Let’s say our data file is actually a zip (or tar) archive with a collection of files. We may want to store an unpacked version of the archive or extract just a single file from it. We can do both operations with the pooch.Unzip and pooch.Untar processors.

For example, to extract a single file from a zip archive:

from pooch import Unzip


def fetch_zipped_file():
    """
    Load a large zipped sample data as a pandas.DataFrame.
    """
    # Extract the file "actual-data-file.txt" from the archive
    unpack =  Unzip(members=["actual-data-file.txt"])
    # Pass in the processor to unzip the data file
    fnames = GOODBOY.fetch("zipped-data-file.zip", processor=unpack)
    # Returns the paths of all extract members (in our case, only one)
    fname = fnames[0]
    # fname is now the path of the unzipped file ("actual-data-file.txt")
    # which can be loaded by pandas directly
    data = pandas.read_csv(fname)
    return data

Or to extract all files into a folder and return the path to each file:

def fetch_zipped_archive():
    """
    Load all files from a zipped archive.
    """
    # Pass in the processor to unzip the data file
    fnames = GOODBOY.fetch("zipped-archive.zip", processor=Unzip())
    data = [pandas.read_csv(fname) for fname in fnames]
    return data

Use pooch.Untar to do the exact same for tar archives (with optional compression).

Decompressing

If you have a compressed file that is not an archive (zip or tar), you can use pooch.Decompress to decompress it after download.
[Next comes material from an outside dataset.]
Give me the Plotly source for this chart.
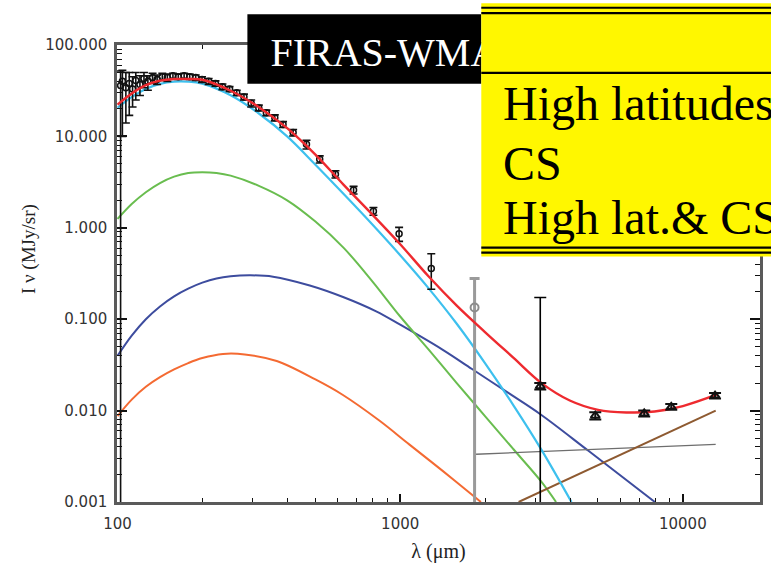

For example, large binary files can be compressed with gzip to reduce download times but will need to be decompressed before loading, which can be slow. You can trade storage space for speed by keeping a decompressed copy of the file:

from pooch import Decompress

def fetch_compressed_file():
    """
    Load a large binary file that has been gzip compressed.
    """
    # Pass in the processor to decompress the file on download
    fname = GOODBOY.fetch("large-binary-file.npy.gz", processor=Decompress())
    # The file returned is the decompressed version which can be loaded by
    # numpy
    data = numpy.load(fname)
    return data

pooch.Decompress returns "large-binary-file.npy.gz.decomp" as the decompressed file name by default. You can change this behaviour by passing a file name instead:

import os
from pooch import Decompress

def fetch_compressed_file():
    """
    Load a large binary file that has been gzip compressed.
    """
    # Pass in the processor to decompress the file on download
    fname = GOODBOY.fetch("large-binary-file.npy.gz",
        processor=Decompress(name="a-different-file-name.npy"),
    )
    # The file returned is now named "a-different-file-name.npy"
    data = numpy.load(fname)
    return data

Warning

Passing in name can cause existing data to be lost! For example, if a file already exists with the specified name it will be overwritten with the new decompressed file content. Use this option with caution.

Custom processors

Let’s say we want to implement the pooch.Unzip processor ourselves to extract a single file from the archive. We could do that with the following function:

import os
from zipfile import ZipFile


def unpack(fname, action, pup):
    """
    Post-processing hook to unzip a file and return the unzipped file name.

    Parameters
    ----------
    fname : str
       Full path of the zipped file in local storage
    action : str
       One of "download" (file doesn't exist and will download),
       "update" (file is outdated and will download), and
       "fetch" (file exists and is updated so no download).
    pup : Pooch
       The instance of Pooch that called the processor function.

    Returns
    -------
    fname : str
       The full path to the unzipped file. (Return the same fname is your
       processor doesn't modify the file).

    """
    # Create a new name for the unzipped file. Appending something to the
    # name is a relatively safe way of making sure there are no clashes
    # with other files in the registry.
    unzipped = fname + ".unzipped"
    # Don't unzip if file already exists and is not being downloaded
    if action in ("update", "download") or not os.path.exists(unzipped):
        with ZipFile(fname, "r") as zip_file:
            # Extract the data file from within the archive
            with zip_file.open("actual-data-file.txt") as data_file:
                # Save it to our desired file name
                with open(unzipped, "wb") as output:
                    output.write(data_file.read())
    # Return the path of the unzipped file
    return unzipped


def fetch_zipped_file():
    """
    Load a large zipped sample data as a pandas.DataFrame.
    """
    # Pass in the processor to unzip the data file
    fname = GOODBOY.fetch("zipped-data-file.zip", processor=unpack)
    # fname is now the path of the unzipped file which can be loaded by
    # pandas directly
    data = pandas.read_csv(fname)
    return data

Similarly, you could build any custom processor function so long as it receives the fname, action, pup arguments. Example use cases for this would be:

  • Converting data from a download-friendly format (compressed and minimal file size) to a more user friendly format (easy to open and fast to load into memory).

  • Add missing metadata to data from public servers. You might be using public data that has known issues (poorly formated entries, missing metadata, etc) which can be fixed when the file is downloaded.

The main advantage to using a processor for these actions is that they are performed only when the file is downloaded. A modified version of the file can be kept on disk so that loading the file is easier. This is particularly convenient if the processor task takes a long time to run.